Minor is where it gets interesting, because there are two common ways to handle minor solfege, and singers genuinely disagree about which is better.
The first is la-based minor. Natural minor is the relative minor of a major key, so you simply start the same set of syllables on la. An A minor scale becomes la-ti-do-re-mi-fa-sol-la, reusing every major syllable without alteration. Nothing new has to be learned, and the relationship to the relative major stays right in front of you.
The second is do-based minor, where do stays on the tonic so home is still "do." To get the minor sound you lower three degrees: do-re-me-fa-sol-le-te-do. The third becomes me, the sixth becomes le, and the seventh becomes te. It's a little more to track, but it keeps the tonic anchored as home in every key, which a lot of singers find clearer once they're past the beginner stage.
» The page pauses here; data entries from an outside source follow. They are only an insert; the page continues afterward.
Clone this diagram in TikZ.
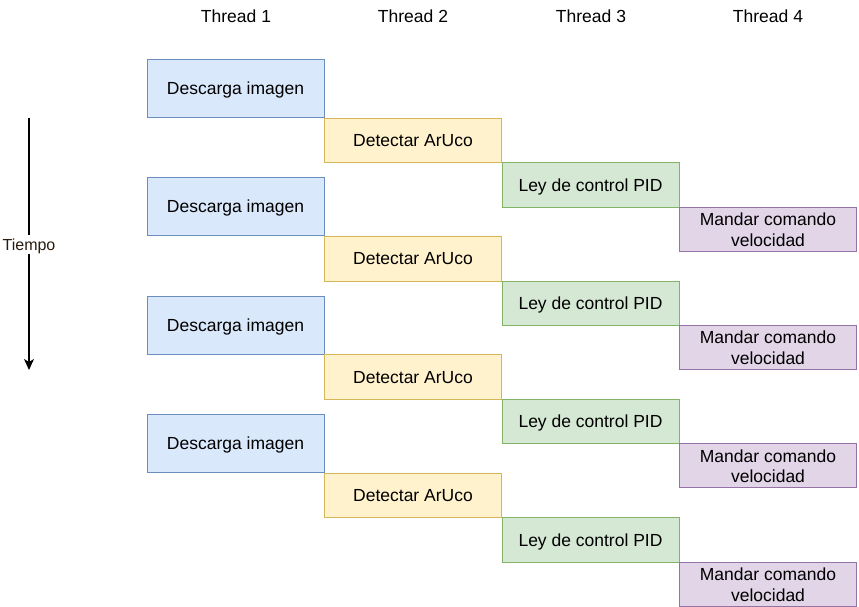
\documentclass[tikz,border=0pt]{standalone}
\usepackage{fontspec}
\setmainfont{Liberation Sans}
\usetikzlibrary{arrows.meta}
\definecolor{bfill}{HTML}{DAE8FC}\definecolor{bdraw}{HTML}{6C8EBF}
\definecolor{yfill}{HTML}{FFF2CC}\definecolor{ydraw}{HTML}{D6B656}
\definecolor{gfill}{HTML}{D5E8D4}\definecolor{gdraw}{HTML}{82B366}
\definecolor{pfill}{HTML}{E1D5E7}\definecolor{pdraw}{HTML}{9673A6}
\definecolor{tcol}{HTML}{2A1C0E}
\tikzset{
  box/.style={draw, line width=1pt, minimum width=177pt, inner sep=0pt, align=center,
    font=\fontsize{17.5}{20.5}\selectfont},
  one/.style={text height=15.8pt, text depth=3.7pt},
  t1/.style={box, one, fill=bfill, draw=bdraw, minimum height=58pt},
  t2/.style={box, one, fill=yfill, draw=ydraw, minimum height=44.5pt},
  t3/.style={box, one, fill=gfill, draw=gdraw, minimum height=44.5pt},
  t4/.style={box, fill=pfill, draw=pdraw, minimum height=44pt},
  hdr/.style={font=\fontsize{17.5}{20.5}\selectfont, inner sep=0pt, one},
}
\begin{document}
\begin{tikzpicture}[x=1pt,y=-1pt]
\useasboundingbox (0,0) rectangle (859,607);
\node[hdr] (h1) at (236,16) {Thread 1};
\node[hdr] (h2) at (413,16) {Thread 2};
\node[hdr] (h3) at (591,16) {Thread 3};
\node[hdr] (h4) at (768,16) {Thread 4};
\foreach \i/\y in {1/0,2/118.3,3/236.6,4/355}{
  \node[t1] (a\i) at (235.5,88.5+\y) {Descarga imagen};
  \node[t2] (b\i) at (413,140.5+\y) {Detectar ArUco};
  \node[t3] (c\i) at (590.5,185+\y) {Ley de control PID};
  \node[t4] (d\i) at (768,229+\y) {\rule{0pt}{14pt}Mandar comando\\velocidad};
}
\coordinate (s) at (29,118);
\coordinate (e) at (29,370);
\draw[line width=1.2pt, -{Stealth[length=11pt,width=10pt,inset=3pt]}] (s) -- (e);
\node[fill=white, inner sep=1pt, text=tcol, text height=14.5pt, text depth=3.4pt, font=\fontsize{16}{19}\selectfont] (tl) at (29,244.5) {Tiempo};
\end{tikzpicture}
\end{document}
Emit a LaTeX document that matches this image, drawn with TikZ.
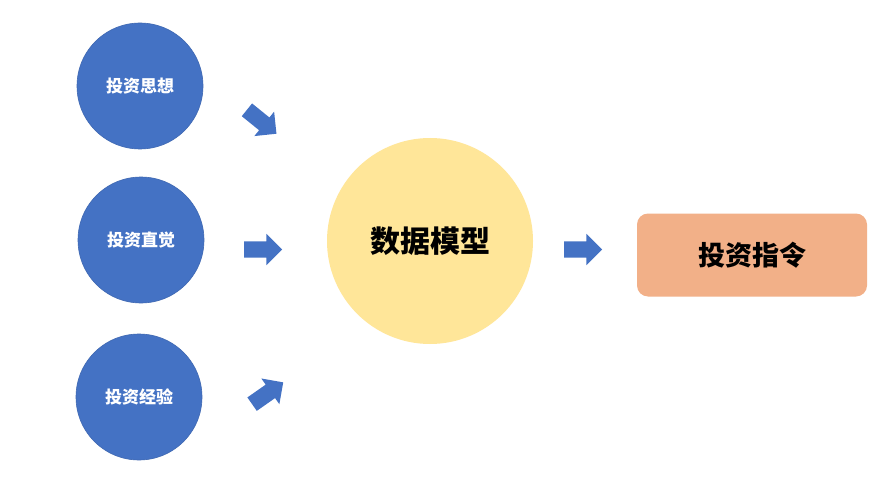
\documentclass[tikz,border=0pt]{standalone}
\usepackage{fontspec}
\newfontfamily\cjk{Noto Sans CJK SC}
\usetikzlibrary{shapes.arrows}
\definecolor{cblue}{HTML}{4472C4}
\definecolor{cblueedge}{HTML}{3F68B2}
\definecolor{cyellow}{HTML}{FFE699}
\definecolor{corange}{HTML}{F2B088}
\begin{document}
\begin{tikzpicture}[x=1pt,y=-1pt,
  smallc/.style={circle,fill=cblue,draw=cblueedge,line width=0.6pt,minimum size=126pt,inner sep=0pt,
     text=white,font=\cjk\bfseries\fontsize{17}{19}\selectfont},
  bigc/.style={circle,fill=cyellow,minimum size=206pt,inner sep=0pt,
     text=black,font=\cjk\bfseries\fontsize{30}{34}\selectfont},
  outbox/.style={rectangle,rounded corners=11pt,fill=corange,minimum width=230pt,minimum height=83pt,
     inner sep=0pt,text=black,font=\cjk\bfseries\fontsize{27}{30}\selectfont},
  fatarrow/.style={single arrow,fill=cblue,inner xsep=0pt,inner ysep=8pt,minimum height=38pt,
     single arrow head extend=7.5pt,single arrow head indent=0pt}
]
\useasboundingbox (0,0) rectangle (875,484);
\fill[white] (0,0) rectangle (875,484);
\node[smallc] (c1) at (140,86) {投资思想};
\node[smallc] (c2) at (141,240) {投资直觉};
\node[smallc] (c3) at (139,397) {投资经验};
\node[bigc] (m) at (430,241) {数据模型};
\node[outbox] (o) at (752,255) {投资指令};
\node[fatarrow,rotate=-39] (a1) at (258.5,119.2) {};
\node[fatarrow] (a2) at (259,249.5) {};
\node[fatarrow,rotate=35] (a3) at (264.3,395.6) {};
\node[fatarrow] (a4) at (579,249.5) {};
\end{tikzpicture}
\end{document}
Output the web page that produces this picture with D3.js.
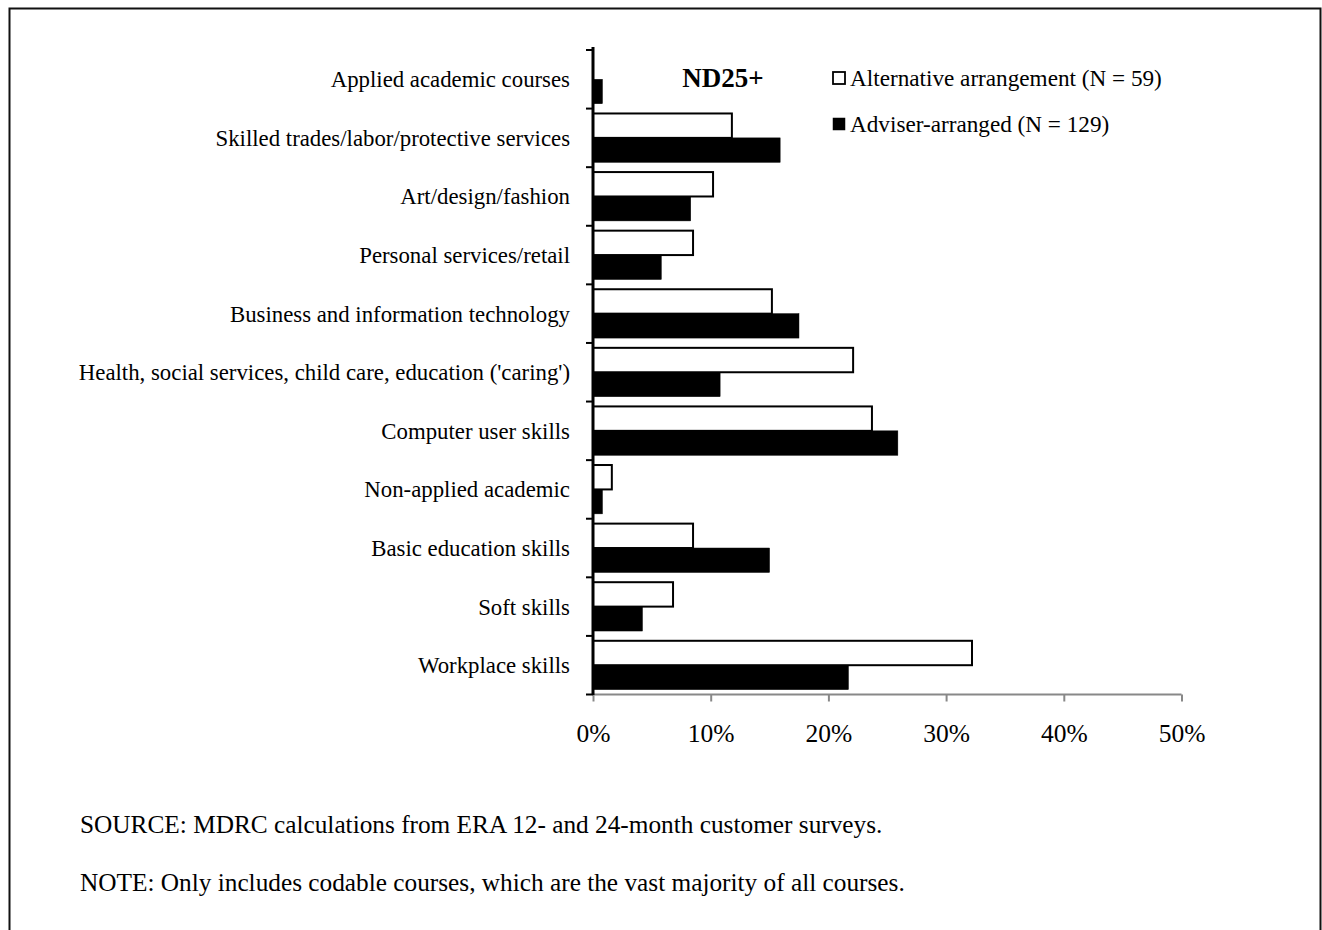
<!DOCTYPE html>
<html><head><meta charset="utf-8">
<script src="https://cdn.jsdelivr.net/npm/d3@7"></script>
<style>
html,body{margin:0;padding:0;background:#fff;}
svg{display:block;font-family:"Liberation Serif","Times New Roman",serif;}
</style></head>
<body>
<svg id="chart" width="1322" height="930"></svg>
<script>
const categories = ["Applied academic courses","Skilled trades/labor/protective services","Art/design/fashion","Personal services/retail","Business and information technology","Health, social services, child care, education ('caring')","Computer user skills","Non-applied academic","Basic education skills","Soft skills","Workplace skills"];
const alternative = [0, 11.8, 10.2, 8.5, 15.2, 22.1, 23.7, 1.6, 8.5, 6.8, 32.2];
const adviser = [0.8, 15.9, 8.3, 5.8, 17.5, 10.8, 25.9, 0.8, 15.0, 4.2, 21.7];
const seriesNames = ["Alternative arrangement (N = 59)","Adviser-arranged (N = 129)"];
const xTicks = [0,10,20,30,40,50];
const title = "ND25+";
const notes = ["SOURCE: MDRC calculations from ERA 12- and 24-month customer surveys.","NOTE: Only includes codable courses, which are the vast majority of all courses."];

const svg = d3.select("#chart");
// outer frame (open at bottom)
svg.append("path").attr("d","M9.5,931 V8.5 H1320.5 V931").attr("fill","none").attr("stroke","#111").attr("stroke-width",2);

const x = d3.scaleLinear().domain([0,50]).range([593,1181.5]);
const y = d3.scaleBand().domain(categories).range([50,694.5]).paddingInner(0).paddingOuter(0);
const inner = d3.scaleBand().domain([0,1]).range([0,y.bandwidth()]).paddingInner(0).paddingOuter(0.2);

const g = svg.append("g");
categories.forEach((c,i)=>{
  const vals=[alternative[i], adviser[i]];
  vals.forEach((v,j)=>{
    if(v<=0) return;
    g.append("rect")
      .attr("x", x(0)).attr("y", y(c)+inner(j))
      .attr("width", x(v)-x(0)).attr("height", inner.bandwidth())
      .attr("fill", j===0?"#fff":"#000")
      .attr("stroke","#000").attr("stroke-width", j===0?2:0.5);
  });
});

// x axis
const xAxis = g.append("g").attr("transform","translate(0,694.5)")
  .call(d3.axisBottom(x).tickValues(xTicks).tickSize(7).tickFormat(d=>d+"%"));
xAxis.select(".domain").attr("stroke","#888").attr("stroke-width",2).attr("d","M593,0H1181.5");
xAxis.selectAll(".tick line").attr("stroke","#888").attr("stroke-width",2);
xAxis.selectAll(".tick text").attr("font-size",25.5).attr("fill","#000").attr("font-family","Liberation Serif").attr("dy","0").attr("y",47);

// y axis
const yTickPos = d3.range(categories.length+1).map(i=>50+i*y.step());
const yAxisG = g.append("g");
yAxisG.append("line").attr("x1",593).attr("x2",593).attr("y1",47).attr("y2",695).attr("stroke","#000").attr("stroke-width",3);
yAxisG.selectAll("line.t").data(yTickPos).join("line").attr("class","t")
  .attr("x1",586).attr("x2",593).attr("y1",d=>d).attr("y2",d=>d).attr("stroke","#000").attr("stroke-width",2);
yAxisG.selectAll("text").data(categories).join("text")
  .attr("x",570).attr("y",d=>y(d)+y.bandwidth()/2+8)
  .attr("text-anchor","end").attr("font-size",22.8).text(d=>d);

// title
svg.append("text").attr("x",723).attr("y",87).attr("text-anchor","middle").attr("font-size",27).attr("font-weight","bold").text(title);

// legend
const leg = svg.append("g");
seriesNames.forEach((s,i)=>{
  const yy = 78 + i*46;
  leg.append("rect").attr("x",833).attr("y",yy-6).attr("width",12).attr("height",12)
    .attr("fill", i===0?"#fff":"#000").attr("stroke","#000").attr("stroke-width",i===0?1.8:0.5);
  leg.append("text").attr("x",850).attr("y",yy+8).attr("font-size",23.2).text(s);
});

// notes
notes.forEach((n,i)=>{
  svg.append("text").attr("x",80).attr("y",833+i*58).attr("font-size",25.3).text(n);
});
</script>
</body></html>
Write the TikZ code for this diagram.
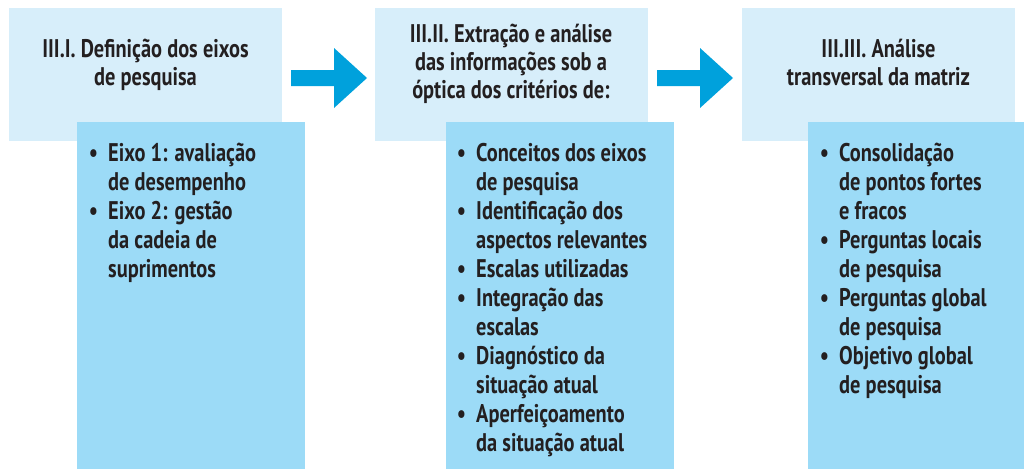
\documentclass[tikz,border=0pt]{standalone}
\usepackage{fontspec}
\setmainfont{PT Sans}[FakeStretch=0.8]
\usepackage{xcolor}
\definecolor{headblue}{HTML}{D7EEFA}
\definecolor{bodyblue}{HTML}{9CDBF7}
\definecolor{arrowblue}{HTML}{00A1DC}
\definecolor{inkgray}{HTML}{231F20}
\newcommand{\bul}{\llap{\textbullet\hspace{10pt}}}

\begin{document}
\begin{tikzpicture}[x=1pt,y=-1pt,
    txt/.style={text=inkgray,inner sep=0pt,font=\bfseries\fontsize{25.5}{28.2}\selectfont},
    listtxt/.style={txt,align=left,anchor=base west,font=\bfseries\fontsize{25.5}{29}\selectfont}]
\useasboundingbox (0,0) rectangle (1024,469);

% header boxes
\begin{scope}[every node/.style={fill=headblue,inner sep=0pt,minimum width=273pt,minimum height=133pt}]
    \node (H1) at (145.5,74.5) {};
    \node (H2) at (511,74.5) {};
    \node (H3) at (878.5,74.5) {};
\end{scope}

% body boxes
\begin{scope}[every node/.style={fill=bodyblue,inner sep=0pt,minimum width=228pt,minimum height=347pt}]
    \node (B1) at (191,295.5) {};
    \node (B2) at (560,295.5) {};
    \node (B3) at (922,295.5) {};
\end{scope}

% block arrows
\foreach \x in {291,657}
    \fill[arrowblue] (\x,70) -- ++(43,0) -- ++(0,-22) -- ++(33,30)
        -- ++(-33,30) -- ++(0,-22) -- ++(-43,0) -- cycle;

% titles (anchored on the last line)
\node[txt,align=center,anchor=base] (T1) at (145.5,85.2) {III.I. Definição dos eixos\\de pesquisa};
\node[txt,align=center,anchor=base] (T2) at (511,98.4) {III.II. Extração e análise\\das informações sob a\\óptica dos critérios de:};
\node[txt,align=center,anchor=base] (T3) at (878.5,85.2) {III.III. Análise\\transversal da matriz};

% lists (anchored on the last line)
\node[listtxt] (L1) at (108,277)
    {\bul Eixo 1: avaliação\\de desempenho\\\bul Eixo 2: gestão\\da cadeia de\\suprimentos};
\node[listtxt] (L2) at (476,451)
    {\bul Conceitos dos eixos\\de pesquisa\\\bul Identificação dos\\aspectos relevantes\\\bul Escalas utilizadas\\
     \bul Integração das\\escalas\\\bul Diagnóstico da\\situação atual\\\bul Aperfeiçoamento\\da situação atual};
\node[listtxt] (L3) at (839,393)
    {\bul Consolidação\\de pontos fortes\\e fracos\\\bul Perguntas locais\\de pesquisa\\
     \bul Perguntas global\\de pesquisa\\\bul Objetivo global\\de pesquisa};
\end{tikzpicture}
\end{document}
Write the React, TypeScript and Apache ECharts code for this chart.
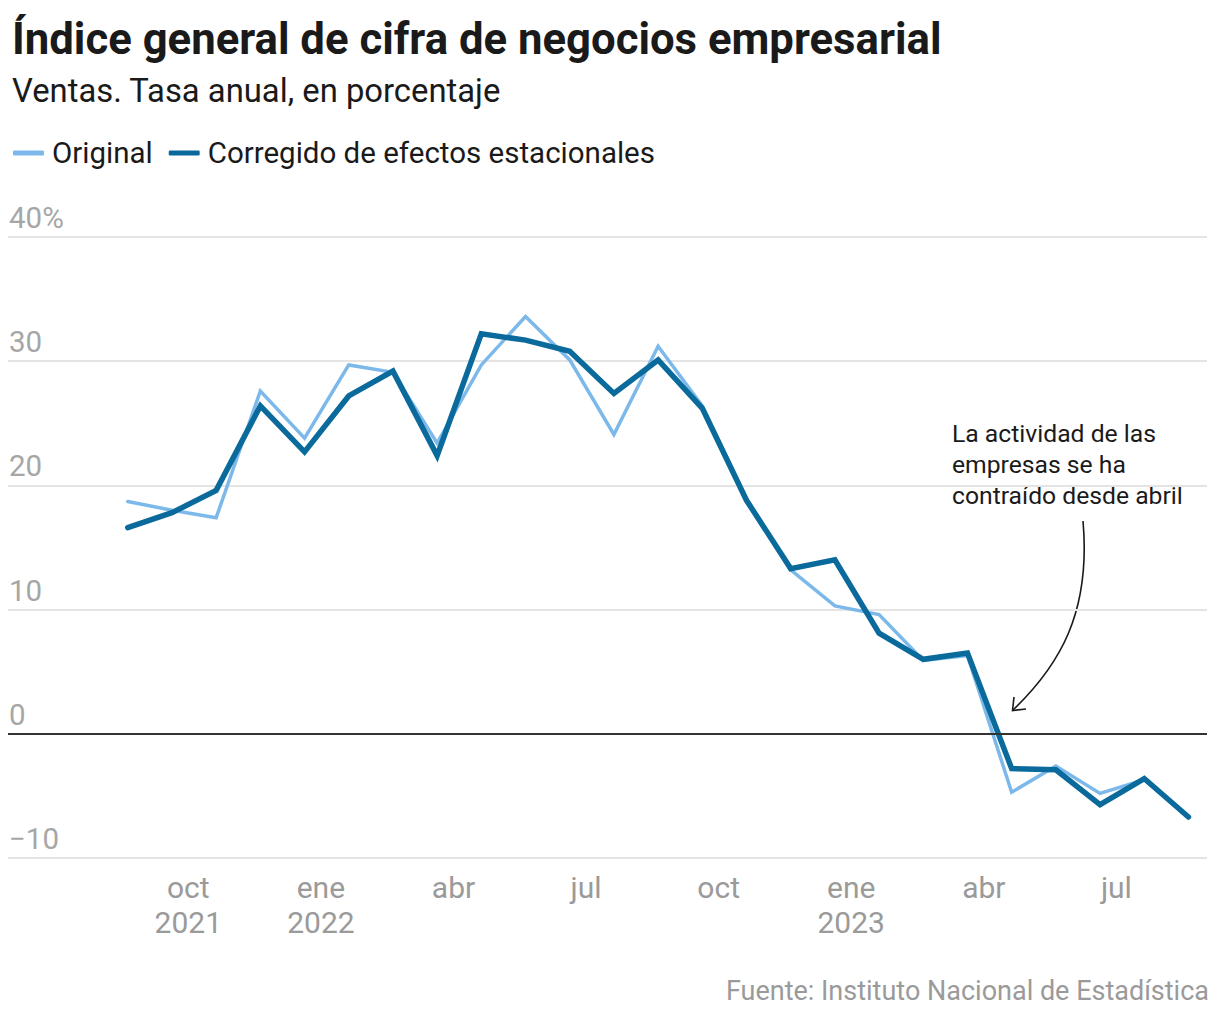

The choice comes down to what you want to keep constant. La-based keeps the tie to the relative major. Do-based keeps "home" sounding like home. Plenty of strong musicians use each.
Why "do = home" is really ear training
Now the part that connects all of this to your ear.
Because do is always the tonic in movable do, every syllable carries a felt pull toward it. Sol wants to fall back down to do. Ti leans up into do, a half step that practically resolves itself. Fa sighs down into mi. These aren't poetic descriptions. They're real tensions you can hear and feel, and they're consistent in every key.
Learning solfege is learning to feel those pulls. And feeling where a note wants to go, relative to home, is the same thing as hearing notes by their function in a key. That is relative pitch in action, which is exactly what ear training builds.
This is why solfege is a singer's most direct on-ramp to a trained ear. Naming a note "ti" does something that naming it "B" never will. "B" is a fixed label with no context. "Ti" tells you the note is the leading tone, half a step under home, straining upward. One name describes a pitch. The other describes a pull. Your ear cares about pulls.
How to start practicing with solfege
You don't need sheet music or a teacher to begin. You need a pitch and a few minutes. Here is a simple on-ramp.
- Pick a key and find "do." Play or sing the tonic and sit on it until it feels like home, a resting place you keep returning to.
- Sing the major scale up and down on the syllables, slowly. Listen for how each note leans, and how every one eventually wants to fall back to do.
- Sing do-mi-sol-do, the notes of the tonic chord, until those three anchor syllables are rock solid. They're the skeleton everything else hangs on.
- Sing small stepwise patterns like do-re-mi-re-do, then add little leaps like do-mi and do-sol. Keep finding your way back to do.
- Take a melody you already know and try to match it to syllables by ear. Find do first, then feel out where the tune sits around it.
This is the classic toolkit for sight-singing, and it's also the slow path to producing pitches accurately, which depends on the same skill as singing in tune. Keep the reps short and frequent. Five honest minutes a day beats an hour once a week, and the right thing to drill is whatever syllable you keep missing, not the ones you already nail.
Where solfege fits in your ear training
Solfege isn't the only road to relative pitch. You can train intervals, chords, and scales by recognition alone, no singing required, and many musicians do. But for singers it's one of the most direct paths, because it forces you to produce the relationships instead of just identifying them. Singing ti and landing it accurately is a stronger proof that you hear it than clicking the right answer ever is.
That same hear-it-first instinct is what the rest of learning to train your ear rests on. Once "do" genuinely feels like home, something shifts. A melody stops being a string of random notes and starts being a set of pulls you can feel coming before they arrive. That is the whole point of solfege, and it's the whole point of ear training too.